Wednesday, February 20, 2008

"let it beat."

music is instrumental in my life...and i mean that both ways.
my head is filled with an eternal melody
as i associate all things with music.
my faith. my family. my friends. my passions. my everything.

this isn't my top ten lists of favorite songs or even the only songs i consider my favorite...
rather this is a list of songs that come to mind that have truly insprired the man i am today.

maybe you'll find some of your own favorites here...maybe you won't.

either way...this is what's on point:

1) lauryn hill - tell him

2) spice girls - never give up the good times

3) daft punk - digital love

4) madonna - get into the groove

5) montell jordan - this is how we do it

6) maxwell - this woman's work

7) the beach boys - God only knows

8) gwen stefani - the real thing (remix)

9) one voice - always on my mind

10) bush - glycerine

and if i could add just one more for the sake of it...

11) josh groban - you are loved

these songs have marked the best times of my life
and helped provide life support during the worst times.

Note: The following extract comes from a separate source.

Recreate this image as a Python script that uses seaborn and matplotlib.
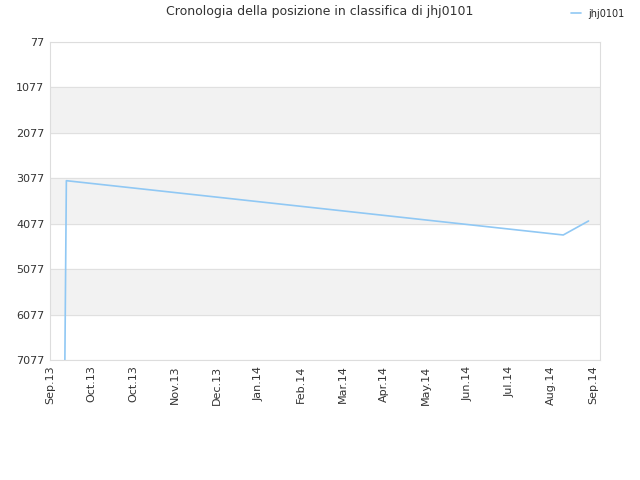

here's what i've learned and
what you can learn from these songs:

the best party you'll ever know is the life you live.
live your life well.
never surrender what matters to you...
whatever matters the most or the least.
just go with what life provides you
and don't be afraid to freestyle.
live out your faith and hold on to
all the hope you possess...
for only then can you love like no other
and love the way we're all supposed to.
LOVE, LOVE, LOVE!
do it until it encompasses everything
you are and everything around you.
things will get more difficult
but never impossible.
don't give up...
if not for yourself then for the ones
who love you.
remember to bring it back
to the people that mean something to you
and stay loyal and honorable.
be perpetually real and constantly thankful.

and if i could add just one more for the sake of it...

never forget...always remember...YOU ARE LOVED!